Several refiners bought cargoes this week. China's Rongsheng may have bought 8 million to 9 million barrels of Murban, Das and Upper Zakum crude for September delivery. Thailand's IRPC purchased one August-loading cargo each of Das and probably another cargo of Qatar Marine, traders said.

Fuji Oil also bought 500,000 barrels of Murban at similar levels to ICE Murban futures, or just under $3 a barrel to Dubai quotes, they said.

Qatar Petroleum (QP) has set the term price for al-Shaheen crude loading in August at $2.57 a barrel above Dubai quotes, the highest premium in 17 months, according to trade sources and Reuters data. 

QP set the term price after selling two cargoes via a tender to Shell and Mitsui at premiums between $2.20 and $2.60 a barrel, they said.

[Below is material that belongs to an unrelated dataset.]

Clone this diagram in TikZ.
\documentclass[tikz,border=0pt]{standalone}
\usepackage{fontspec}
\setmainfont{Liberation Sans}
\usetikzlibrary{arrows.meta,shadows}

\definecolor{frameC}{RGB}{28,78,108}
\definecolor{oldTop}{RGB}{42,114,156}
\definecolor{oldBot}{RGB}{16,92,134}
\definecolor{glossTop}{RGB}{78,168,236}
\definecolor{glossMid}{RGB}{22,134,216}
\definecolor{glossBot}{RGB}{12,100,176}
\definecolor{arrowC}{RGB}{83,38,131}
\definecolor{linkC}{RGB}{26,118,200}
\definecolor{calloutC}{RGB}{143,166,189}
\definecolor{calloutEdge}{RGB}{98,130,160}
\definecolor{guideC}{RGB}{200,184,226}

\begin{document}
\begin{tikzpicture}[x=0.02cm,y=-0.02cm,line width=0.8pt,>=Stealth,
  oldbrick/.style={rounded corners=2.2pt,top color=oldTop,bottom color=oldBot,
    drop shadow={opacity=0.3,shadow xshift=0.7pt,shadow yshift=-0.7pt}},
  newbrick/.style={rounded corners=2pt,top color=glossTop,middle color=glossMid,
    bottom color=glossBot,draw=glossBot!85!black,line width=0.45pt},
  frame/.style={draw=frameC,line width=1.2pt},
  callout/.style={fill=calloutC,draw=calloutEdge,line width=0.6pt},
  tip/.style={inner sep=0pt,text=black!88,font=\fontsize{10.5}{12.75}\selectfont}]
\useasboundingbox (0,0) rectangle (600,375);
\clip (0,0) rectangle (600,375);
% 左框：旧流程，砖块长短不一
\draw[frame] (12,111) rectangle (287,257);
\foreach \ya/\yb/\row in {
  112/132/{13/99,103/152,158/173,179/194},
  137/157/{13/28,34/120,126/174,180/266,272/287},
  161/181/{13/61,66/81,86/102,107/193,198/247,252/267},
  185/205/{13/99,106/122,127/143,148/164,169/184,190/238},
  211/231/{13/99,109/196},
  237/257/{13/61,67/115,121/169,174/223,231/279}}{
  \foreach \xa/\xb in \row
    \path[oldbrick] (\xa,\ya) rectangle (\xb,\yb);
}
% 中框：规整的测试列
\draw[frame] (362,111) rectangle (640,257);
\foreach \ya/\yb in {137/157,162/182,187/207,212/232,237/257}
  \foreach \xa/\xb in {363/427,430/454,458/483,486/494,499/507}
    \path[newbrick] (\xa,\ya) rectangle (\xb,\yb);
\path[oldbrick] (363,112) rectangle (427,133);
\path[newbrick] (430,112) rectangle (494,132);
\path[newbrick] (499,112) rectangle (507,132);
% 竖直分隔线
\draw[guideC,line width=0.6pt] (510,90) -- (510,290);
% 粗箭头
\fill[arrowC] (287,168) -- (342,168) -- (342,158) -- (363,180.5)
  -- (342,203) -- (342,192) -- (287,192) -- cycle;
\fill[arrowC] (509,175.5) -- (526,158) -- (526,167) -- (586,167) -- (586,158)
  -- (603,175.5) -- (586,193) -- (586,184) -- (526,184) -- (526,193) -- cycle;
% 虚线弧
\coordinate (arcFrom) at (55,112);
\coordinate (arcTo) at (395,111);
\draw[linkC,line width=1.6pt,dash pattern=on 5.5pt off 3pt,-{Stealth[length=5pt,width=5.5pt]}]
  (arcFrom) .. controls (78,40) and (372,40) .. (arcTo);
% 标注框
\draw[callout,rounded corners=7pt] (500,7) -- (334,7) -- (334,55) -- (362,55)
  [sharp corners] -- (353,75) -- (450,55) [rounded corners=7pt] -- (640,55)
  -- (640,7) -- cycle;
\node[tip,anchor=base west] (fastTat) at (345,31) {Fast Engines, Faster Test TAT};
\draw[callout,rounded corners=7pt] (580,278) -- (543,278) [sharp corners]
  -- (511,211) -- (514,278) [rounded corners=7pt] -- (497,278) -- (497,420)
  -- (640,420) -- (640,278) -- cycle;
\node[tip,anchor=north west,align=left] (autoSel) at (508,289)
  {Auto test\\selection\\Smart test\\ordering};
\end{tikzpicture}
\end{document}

These cargoes are to load on Aug. 7-8 and Aug. 28-29.

Spot premiums for Russian grades touched fresh multi-month highs.

Surgutneftegaz sold another three ESPO cargoes at $3.60-$3.70 a barrel above Dubai quotes via a second tender, about 5 cents higher than the previous tender, traders said. 

Vitol and Mercuria bought the cargoes loading Aug. 7-14, 11-18 and 14-21.

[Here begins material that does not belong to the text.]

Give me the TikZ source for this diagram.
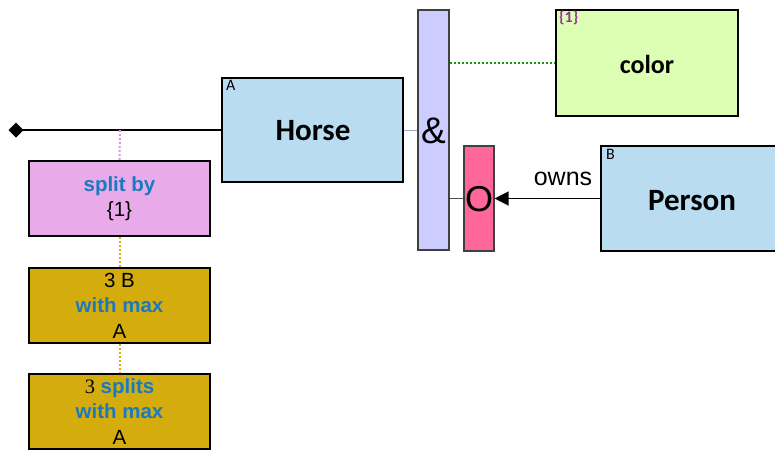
\documentclass[tikz,border=0pt]{standalone}
\usepackage{fontspec}
\setmainfont{Liberation Sans}
\newfontfamily\calib{Carlito}
\newfontfamily\serifr{Liberation Serif}
\usetikzlibrary{arrows.meta,shapes.geometric}
\definecolor{horseblue}{HTML}{B9DCF0}
\definecolor{barlav}{HTML}{CCCCFF}
\definecolor{colgreen}{HTML}{DDFFB3}
\definecolor{opink}{HTML}{FF6699}
\definecolor{splitpink}{HTML}{E8AAE8}
\definecolor{dotpink}{HTML}{E090E0}
\definecolor{gold}{HTML}{D4AC0D}
\definecolor{txtblue}{HTML}{1A7ABF}
\definecolor{lblpurple}{HTML}{993399}
\definecolor{dotgreen}{HTML}{119911}
\tikzset{
  entbox/.style={draw=black,line width=1.3pt,inner sep=0pt},
  barbox/.style={draw=black!75,line width=1.1pt,inner sep=0pt},
  bigtxt/.style={font=\calib\bfseries\fontsize{31}{34}\selectfont},
  smalltag/.style={anchor=north west,inner sep=0pt,font=\calib\fontsize{16}{17}\selectfont},
  stepbox/.style={draw=black,line width=1.3pt,inner sep=0pt,minimum width=181pt,minimum height=75pt,align=center,font=\fontsize{20.5}{25.5}\selectfont},
  dots/.style={line width=2pt,dash pattern=on 2pt off 2pt},
}
\begin{document}
\begin{tikzpicture}[x=1pt,y=-1pt]
\useasboundingbox (0,0) rectangle (775,450);
% boxes
\node[entbox,fill=horseblue,minimum width=181pt,minimum height=104pt] (horse) at (312.5,130) {};
\node[bigtxt] at (313,131) {Horse};
\node[smalltag] at (226,80) {A};
\node[barbox,fill=barlav,minimum width=31pt,minimum height=240pt] (amp) at (433.5,130) {};
\node[font=\fontsize{37}{37}\selectfont] at (433.5,131) {\&};
\node[entbox,fill=colgreen,minimum width=182pt,minimum height=106pt] (color) at (647,63) {};
\node[font=\calib\bfseries\fontsize{26}{28}\selectfont] at (647,64) {color};
\node[smalltag,font=\calib\bfseries\fontsize{16}{17}\selectfont,text=lblpurple] at (559,11) {\{1\}};
\node[barbox,fill=opink,minimum width=30pt,minimum height=105pt] (obar) at (479,198.5) {};
\node[font=\fontsize{36}{36}\selectfont] at (479,199.5) {O};
\node[entbox,fill=horseblue,minimum width=183pt,minimum height=105pt] (person) at (692.5,198.5) {};
\node[bigtxt] at (692,201) {Person};
\node[smalltag] at (606,149) {B};
% connectors
\coordinate (dia) at (16,130);
\coordinate (tap) at (120,130);
\draw[line width=1.3pt] (dia) -- (horse.west);
\fill (dia) +(-7.5,0) -- +(0,-7.5) -- +(7.5,0) -- +(0,7.5) -- cycle;
\draw[barlav!80!black,line width=1pt] (horse.east) -- (amp.west |- horse.east);
\draw[dotgreen,dots] (amp.east |- color.west) -- (color.west);
\draw[black!70,line width=1.2pt] (amp.east |- obar.west) -- (obar.west);
\draw[line width=1.3pt,-{Triangle[length=14pt,width=14pt]}] (person.west) -- (obar.east);
\node[font=\fontsize{25}{26}\selectfont,anchor=base,inner sep=0pt] (owns) at (563,185) {owns};
% left stack
\node[stepbox,fill=splitpink] (split) at (119.5,198.5) {{\bfseries\color{txtblue}split by}\\\{1\}};
\node[stepbox,fill=gold] (maxb) at (119.5,305.5) {3 B\\{\bfseries\color{txtblue}with max}\\A};
\node[stepbox,fill=gold] (maxs) at (119.5,411.5) {{\serifr 3} {\bfseries\color{txtblue}splits}\\{\bfseries\color{txtblue}with max}\\A};
\draw[dotpink,dots] (tap) -- (split.north);
\draw[gold,dots] (split.south) -- (maxb.north);
\draw[gold,dots] (maxb.south) -- (maxs.north);
\end{tikzpicture}
\end{document}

Surgut will sell its remaining three cargoes for loading on Aug. 18-25, 22-29 and 25-31 via a tender closing later on Thursday.

ONGC Videsh sold a second cargo of Russian Sokol crude loading on Aug. 13-19 to PetroChina at $4.10 a barrel above Dubai quotes, a fresh 16-month high.

 

NEWS

U.S. crude oil stockpiles dropped sharply last week as refineries boosted operations to their highest since January 2020, signalling continued improvement in demand, the Energy Information Administration said on Wednesday. 

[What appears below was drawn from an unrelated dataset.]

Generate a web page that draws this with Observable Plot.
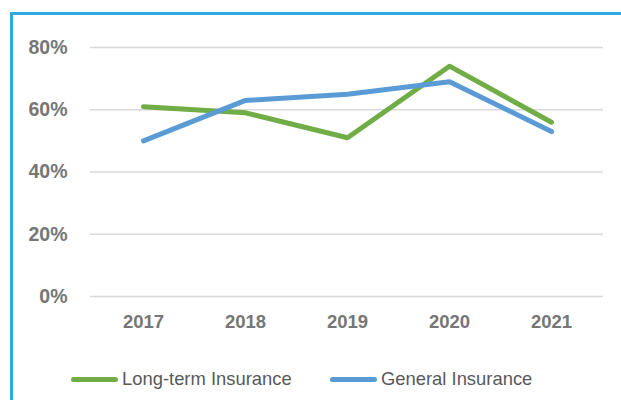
<!DOCTYPE html>
<html>
<head>
<meta charset="utf-8">
<script src="https://cdn.jsdelivr.net/npm/d3@7"></script>
<script src="https://cdn.jsdelivr.net/npm/@observablehq/plot@0.6"></script>
<style>
  html, body { margin: 0; padding: 0; background: #fff; }
  #wrap { position: relative; width: 621px; height: 400px; overflow: hidden; font-family: "Liberation Sans", Arial, sans-serif; }
  #frame { position: absolute; left: 10px; top: 12px; right: -5px; bottom: -5px; border-left: 3px solid #30a8e0; border-top: 3px solid #30a8e0; }
  #chart { position: absolute; left: 0; top: 0; }
  #legend { position: absolute; top: 368px; left: 0; width: 621px; height: 22px; font-size: 18.4px; color: #595959; }
  .item { position: absolute; top: 0; display: flex; align-items: center; height: 22px; }
  .swatch { width: 47px; height: 5px; border-radius: 3px; margin-right: 4px; }
</style>
</head>
<body>
<div id="wrap">
  <div id="frame"></div>
  <div id="chart"></div>
  <div id="legend"></div>
</div>
<script>
const years = ["2017", "2018", "2019", "2020", "2021"];
const longTerm = [0.61, 0.59, 0.51, 0.74, 0.56];
const general = [0.50, 0.63, 0.65, 0.69, 0.53];
const seriesNames = ["Long-term Insurance", "General Insurance"];
const seriesColors = ["#70ad47", "#5b9bd5"];
const yTicks = [0, 0.2, 0.4, 0.6, 0.8];

const rows = [];
years.forEach((y, i) => {
  rows.push({year: y, value: longTerm[i], series: seriesNames[0]});
  rows.push({year: y, value: general[i], series: seriesNames[1]});
});

const chart = Plot.plot({
  width: 621,
  height: 345,
  marginLeft: 90,
  marginRight: 18,
  marginTop: 47,
  marginBottom: 49,
  style: {fontFamily: "'Liberation Sans', Arial, sans-serif", background: "transparent", overflow: "visible"},
  x: {type: "point", domain: years, padding: 0.5, label: null},
  y: {domain: [0, 0.8], label: null},
  color: {domain: seriesNames, range: seriesColors},
  marks: [
    Plot.ruleY(yTicks, {stroke: "#d9d9d9", strokeWidth: 1.5}),
    Plot.axisY({ticks: yTicks, tickFormat: d => Math.round(d * 100) + "%", tickSize: 0, tickPadding: 23, fontSize: 19.5, fontWeight: "bold", fill: "#767676", label: null}),
    Plot.axisX({tickSize: 0, tickPadding: 18, fontSize: 18.5, fontWeight: "bold", fill: "#767676", label: null}),
    Plot.line(rows, {x: "year", y: "value", z: "series", stroke: "series", strokeWidth: 5, strokeLinecap: "round", strokeLinejoin: "round"})
  ]
});
document.getElementById("chart").appendChild(chart);

const legend = document.getElementById("legend");
const lefts = [71, 330];
seriesNames.forEach((name, i) => {
  const it = document.createElement("div");
  it.className = "item";
  it.style.left = lefts[i] + "px";
  const sw = document.createElement("div");
  sw.className = "swatch";
  sw.style.background = seriesColors[i];
  const tx = document.createElement("span");
  tx.textContent = name;
  it.appendChild(sw);
  it.appendChild(tx);
  legend.appendChild(it);
});
</script>
</body>
</html>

China is reshaping global shipping fuel markets by taking advantage of its booming maritime trade and massive refining capacity to undercut rivals from Singapore to South Korea and become the world's fastest-growing major marine fuel hub. 

Oil prices are likely to be extremely volatile in the next few years, driven by supply constraints rather than demand as financing for new production evaporates in favour of renewables, U.S.-based Castleton Commodities International said. 

Six oil and gas blocks worth more than 900 million barrels of oil in Indonesia are up for grabs, a senior government energy official said on Thursday.